粟か米か、是は喜劇である。工か商か、是も喜劇である。あの女かこの女か、是も喜劇である。綴織(つづれおり)か繻珍(しゅちん)か、是も喜劇である。英語か独乙語か、是も喜劇である。凡てが喜劇である。最後に一つの問題が残る。――生か死か。是が悲劇である。

 藤尾を見舞った死も、そういうものだったと言えるだろうか。彼女は「我」(作中二度、「プライド」とルビが振られている)に殉じたようだ。その前に、しょせんは玩具にすぎない「我」にそこまでこだわる愚を悟ったろうか。そういうふうに読めるところは微塵もない。つまり、「セオリーを説明する」というところで、作者は失敗しており、その点でこの作品は「狂っている」ということができる。
 その理由の第一は、前にも少し言ったように、漱石が近代作家として、観念の化身でしかない人物を主人公にはできなかったからではないだろうか。
 「三四郎」の美禰子は、作品の最後になって初めて登場した未知の男と結婚することで、作品の外部へと去る。これによって美禰子は小説世界で死ぬのだ、とも言えそうである。ただし、罰としての、あるいは何かの必然としての死では全くない。彼女は去り際に、こう呟くばかりだ。「我はわが愆(とが)を知る。わが罪は常にわが前にあり」。一応、男を無駄に惑わした罪があることは認めたような。

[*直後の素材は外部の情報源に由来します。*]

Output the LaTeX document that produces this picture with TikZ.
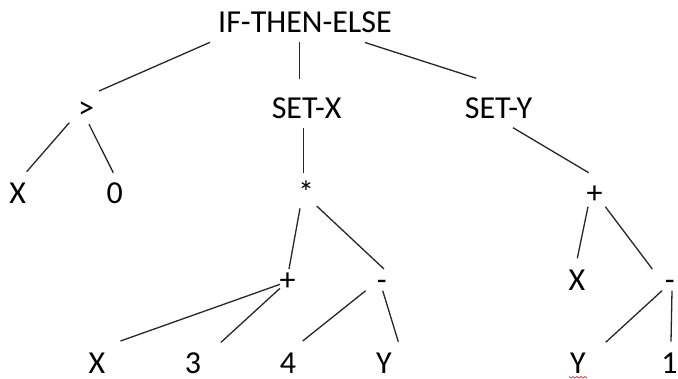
\documentclass[tikz,border=0pt]{standalone}
\usepackage{fontspec}
\setmainfont{Carlito}
\begin{document}
\begin{tikzpicture}[x=1pt,y=-1pt,
  lbl/.style={anchor=base,inner sep=0pt,outer sep=0pt,text depth=0pt,font=\fontsize{32}{38}\selectfont,text=black},
  edge/.style={draw=black!85,line width=1.3pt}]
\useasboundingbox (0,0) rectangle (678,378);
% nodes
\node[lbl] (if)    at (305,32.3)  {IF-THEN-ELSE};
\node[lbl] (gt)    at (86,118.3)  {>};
\node[lbl] (setx)  at (306.7,118.3) {SET-X};
\node[lbl] (sety)  at (498.5,118.3) {SET-Y};
\node[lbl] (x1)    at (17.7,203)  {X};
\node[lbl] (z0)    at (114.7,203) {0};
\node[lbl] (star)  at (306,203)   {*};
\node[lbl] (plusr) at (594.7,203) {+};
\node[lbl] (plusm) at (287.5,290) {+};
\node[lbl] (minm)  at (381.7,290) {-};
\node[lbl] (xr)    at (577,290)   {X};
\node[lbl] (minr)  at (669.7,290) {-};
\node[lbl] (x2)    at (97,373.5)  {X};
\node[lbl] (n3)    at (193,373.5) {3};
\node[lbl] (n4)    at (288,373.5) {4};
\node[lbl] (y1)    at (384,373.5) {Y};
\node[lbl] (y2)    at (578,373.5) {Y};
\node[lbl] (n1)    at (669.5,373.5) {1};
% connectors
\draw[edge] ([shift={(-95,10)}]if.base) -- ([shift={(13,-27.3)}]gt.base);
\draw[edge] ([shift={(-5.7,9.4)}]if.base) -- ([shift={(-7.4,-39)}]setx.base);
\draw[edge] ([shift={(60,10.2)}]if.base) -- ([shift={(-22.2,-40)}]sety.base);
\draw[edge] ([shift={(-16.7,4.4)}]gt.base) -- ([shift={(9,-31.3)}]x1.base);
\draw[edge] ([shift={(3,6)}]gt.base) -- ([shift={(-1.4,-30.3)}]z0.base);
\draw[edge] ([shift={(-3.4,10)}]setx.base) -- ([shift={(-2.7,-29.7)}]star.base);
\draw[edge] ([shift={(14.5,9.4)}]sety.base) -- ([shift={(-6,-30.3)}]plusr.base);
\draw[edge] ([shift={(-6,5.3)}]star.base) -- ([shift={(1.5,-21)}]plusm.base);
\draw[edge] ([shift={(10.7,3)}]star.base) -- ([shift={(2.3,-21)}]minm.base);
\draw[edge] ([shift={(-7.5,-5.7)}]plusm.base) -- ([shift={(23.5,-32.5)}]x2.base);
\draw[edge] ([shift={(-7.5,-1.7)}]plusm.base) -- ([shift={(28,-31.2)}]n3.base);
\draw[edge] ([shift={(-16,0.7)}]minm.base) -- ([shift={(14.7,-32.5)}]n4.base);
\draw[edge] ([shift={(1,0.7)}]minm.base) -- ([shift={(14.3,-31.8)}]y1.base);
\draw[edge] ([shift={(-6.7,3.7)}]plusr.base) -- ([shift={(0.3,-31.7)}]xr.base);
\draw[edge] ([shift={(10.6,3.7)}]plusr.base) -- ([shift={(-17.4,-21)}]minr.base);
\draw[edge] ([shift={(-7.7,0.7)}]minr.base) -- ([shift={(27.7,-31.2)}]y2.base);
\draw[edge] ([shift={(2.3,0.7)}]minr.base) -- ([shift={(1.5,-31.8)}]n1.base);
% spell-check mark under Y
\draw[red!80,line width=0.8pt] ([shift={(-9,3)}]y2.base)
  -- ++(2,1.5) -- ++(2,-1.5) -- ++(2,1.5) -- ++(2,-1.5) -- ++(2,1.5) -- ++(2,-1.5) -- ++(2,1.5) -- ++(2,-1.5) -- ++(2,1.5);
\end{tikzpicture}
\end{document}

 しかし、こんなスカした女、明治時代だってあり得ないだろう、と思う人はいるだろう。つまり、血の通った人間というよりは作者の作り物に見えることもある。これ以上の壮烈な死を与えたりしたら、近代小説のリアリズム(現実にあっても不思議はないと思えること)が台無しになるだろう。それでは必然も何も、あったものではない。
 あらためて、「必然」とは何か。漱石が使っているのとは違う意味の、文芸ジャンルとしての悲劇では、主人公は必然的な死を遂げることで、自らの生を必然化する。【できたら、本ブログ中の「劇」ジャンル、「悲劇論ノート」をご参照ください。】「我」の発展の必然的な結果として、「我」の崩壊へと至る過程が描ければ、上の哲学も生きるのである。
 女性を主人公にしては、それは少々難しいようだ。それは女性そのものの問題なのか、作者が男性だからなのか、は措く。ともかく漱石は後に、男を主人公として、そのような文芸作品も試みている。「それから」や「こころ」はその典型だと言える。